Supreme Court Strikes Down California Law Banning Violent Video Games
The United States Supreme Court issued a ruling today that rejects a California law that attempted to ban the sale of violent video games to minors. The Court's 7-2 decision in Brown v. Entertainment Merchants Association - authored by Justice Antonin Scalia - says that video games have the same First Amendment freedom of speech protection that other forms of communication have.
The case comes from a law passed in 2005 by the California legislature - and signed by then-Governor Schwarzenegger - which never went into effect because of lawsuits.
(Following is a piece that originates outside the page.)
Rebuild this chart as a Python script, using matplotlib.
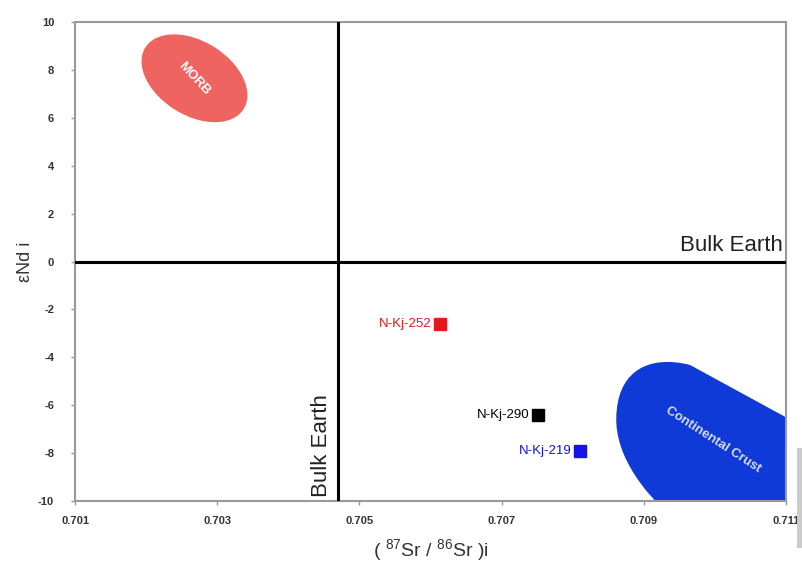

The law prohibited the rental or sale of violent video games to people under the age of 18. Violent games were defined as those that portrayed "killing, maiming, dismembering, or sexually assaulting an image of a human being" if those images were shown in a manner considered "deviant" or "patently offensive" to the community's standards of what is appropriate for minors.
The Court's majority stated that freedom of speech protection covers video games just as it does movies, plays, and books. Justice Scalia noted that government regulation has never extended to depictions of violence.
Groups that had sought the ban argued that studies have shown a link between violent video games and aggressive behavior in some of the children who played them. The Court, however, was not persuaded by this reasoning, saying the research was inconclusive.
Justice Clarence Thomas dissented, stating that First Amendment protections do not include a minor's right to access speech. Justice Stephen Breyer dissented as well, saying he did see sufficient evidence of a link between violent video games and aggressive behavior by children who use them.